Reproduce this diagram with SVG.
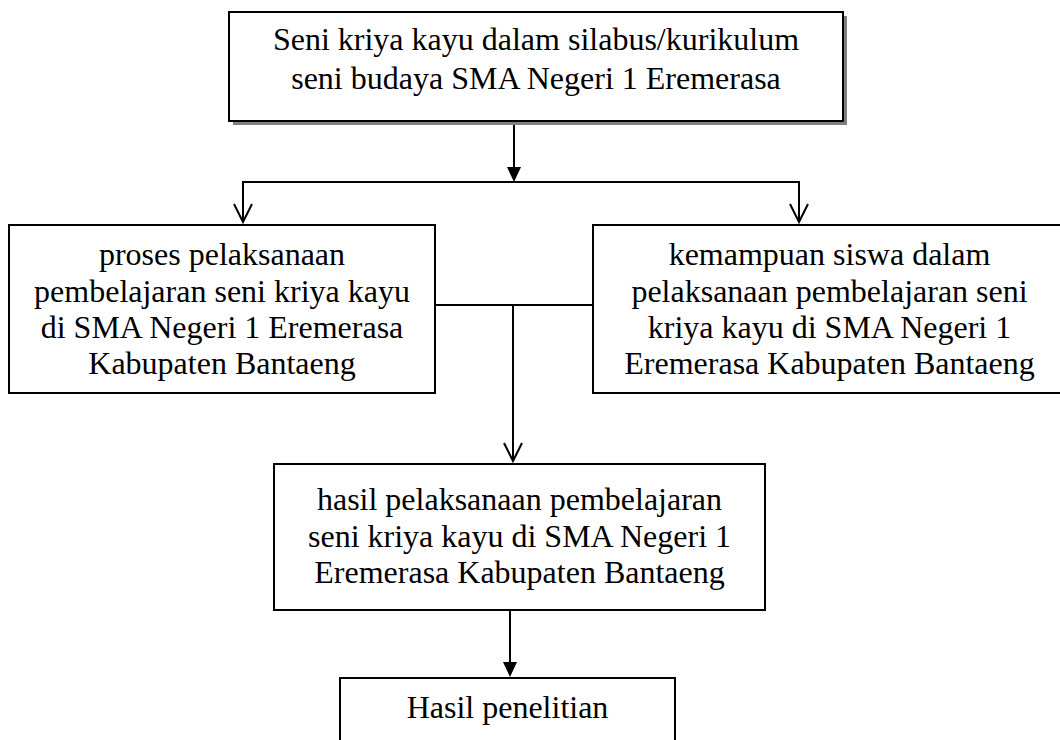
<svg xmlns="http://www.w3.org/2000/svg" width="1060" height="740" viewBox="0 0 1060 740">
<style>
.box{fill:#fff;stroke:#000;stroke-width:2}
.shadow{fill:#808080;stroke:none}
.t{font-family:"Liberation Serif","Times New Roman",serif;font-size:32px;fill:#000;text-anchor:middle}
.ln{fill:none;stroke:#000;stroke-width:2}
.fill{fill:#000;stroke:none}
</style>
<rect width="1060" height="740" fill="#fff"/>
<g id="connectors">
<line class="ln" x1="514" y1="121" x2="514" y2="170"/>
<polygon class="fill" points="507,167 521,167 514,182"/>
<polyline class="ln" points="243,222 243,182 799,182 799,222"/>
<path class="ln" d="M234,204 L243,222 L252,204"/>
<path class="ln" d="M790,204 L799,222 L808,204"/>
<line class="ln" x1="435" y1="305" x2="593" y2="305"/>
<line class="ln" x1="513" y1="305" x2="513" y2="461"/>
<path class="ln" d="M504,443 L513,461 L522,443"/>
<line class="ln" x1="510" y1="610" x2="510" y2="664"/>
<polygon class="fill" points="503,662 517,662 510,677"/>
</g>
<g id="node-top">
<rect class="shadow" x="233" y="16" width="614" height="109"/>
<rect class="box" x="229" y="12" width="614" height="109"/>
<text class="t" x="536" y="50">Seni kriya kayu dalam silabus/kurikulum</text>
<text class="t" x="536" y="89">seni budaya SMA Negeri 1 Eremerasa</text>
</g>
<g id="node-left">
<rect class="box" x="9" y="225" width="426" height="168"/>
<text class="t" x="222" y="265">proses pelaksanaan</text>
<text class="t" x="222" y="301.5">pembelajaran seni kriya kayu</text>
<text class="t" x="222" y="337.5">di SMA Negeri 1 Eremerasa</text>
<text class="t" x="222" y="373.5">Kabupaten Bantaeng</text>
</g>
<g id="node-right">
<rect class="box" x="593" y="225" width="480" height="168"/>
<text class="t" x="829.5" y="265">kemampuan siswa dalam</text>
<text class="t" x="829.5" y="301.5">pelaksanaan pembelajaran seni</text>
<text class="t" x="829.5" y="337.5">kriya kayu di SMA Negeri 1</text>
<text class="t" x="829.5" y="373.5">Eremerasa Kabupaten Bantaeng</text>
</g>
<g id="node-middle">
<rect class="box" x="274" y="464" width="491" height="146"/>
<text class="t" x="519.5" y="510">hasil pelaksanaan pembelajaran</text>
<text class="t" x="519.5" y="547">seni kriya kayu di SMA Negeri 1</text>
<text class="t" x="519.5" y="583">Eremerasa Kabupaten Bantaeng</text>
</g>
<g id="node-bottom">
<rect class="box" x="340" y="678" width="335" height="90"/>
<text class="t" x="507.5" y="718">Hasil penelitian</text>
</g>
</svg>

> _GOAL OF THE EXERCISE_
Return the material word for word. Pictures are not part of the copy.

> _SOLUTION FOR THIS PROBLEM_
Reproduce this diagram with SVG.
<svg xmlns="http://www.w3.org/2000/svg" width="1060" height="740" viewBox="0 0 1060 740">
<style>
.box{fill:#fff;stroke:#000;stroke-width:2}
.shadow{fill:#808080;stroke:none}
.t{font-family:"Liberation Serif","Times New Roman",serif;font-size:32px;fill:#000;text-anchor:middle}
.ln{fill:none;stroke:#000;stroke-width:2}
.fill{fill:#000;stroke:none}
</style>
<rect width="1060" height="740" fill="#fff"/>
<g id="connectors">
<line class="ln" x1="514" y1="121" x2="514" y2="170"/>
<polygon class="fill" points="507,167 521,167 514,182"/>
<polyline class="ln" points="243,222 243,182 799,182 799,222"/>
<path class="ln" d="M234,204 L243,222 L252,204"/>
<path class="ln" d="M790,204 L799,222 L808,204"/>
<line class="ln" x1="435" y1="305" x2="593" y2="305"/>
<line class="ln" x1="513" y1="305" x2="513" y2="461"/>
<path class="ln" d="M504,443 L513,461 L522,443"/>
<line class="ln" x1="510" y1="610" x2="510" y2="664"/>
<polygon class="fill" points="503,662 517,662 510,677"/>
</g>
<g id="node-top">
<rect class="shadow" x="233" y="16" width="614" height="109"/>
<rect class="box" x="229" y="12" width="614" height="109"/>
<text class="t" x="536" y="50">Seni kriya kayu dalam silabus/kurikulum</text>
<text class="t" x="536" y="89">seni budaya SMA Negeri 1 Eremerasa</text>
</g>
<g id="node-left">
<rect class="box" x="9" y="225" width="426" height="168"/>
<text class="t" x="222" y="265">proses pelaksanaan</text>
<text class="t" x="222" y="301.5">pembelajaran seni kriya kayu</text>
<text class="t" x="222" y="337.5">di SMA Negeri 1 Eremerasa</text>
<text class="t" x="222" y="373.5">Kabupaten Bantaeng</text>
</g>
<g id="node-right">
<rect class="box" x="593" y="225" width="480" height="168"/>
<text class="t" x="829.5" y="265">kemampuan siswa dalam</text>
<text class="t" x="829.5" y="301.5">pelaksanaan pembelajaran seni</text>
<text class="t" x="829.5" y="337.5">kriya kayu di SMA Negeri 1</text>
<text class="t" x="829.5" y="373.5">Eremerasa Kabupaten Bantaeng</text>
</g>
<g id="node-middle">
<rect class="box" x="274" y="464" width="491" height="146"/>
<text class="t" x="519.5" y="510">hasil pelaksanaan pembelajaran</text>
<text class="t" x="519.5" y="547">seni kriya kayu di SMA Negeri 1</text>
<text class="t" x="519.5" y="583">Eremerasa Kabupaten Bantaeng</text>
</g>
<g id="node-bottom">
<rect class="box" x="340" y="678" width="335" height="90"/>
<text class="t" x="507.5" y="718">Hasil penelitian</text>
</g>
</svg>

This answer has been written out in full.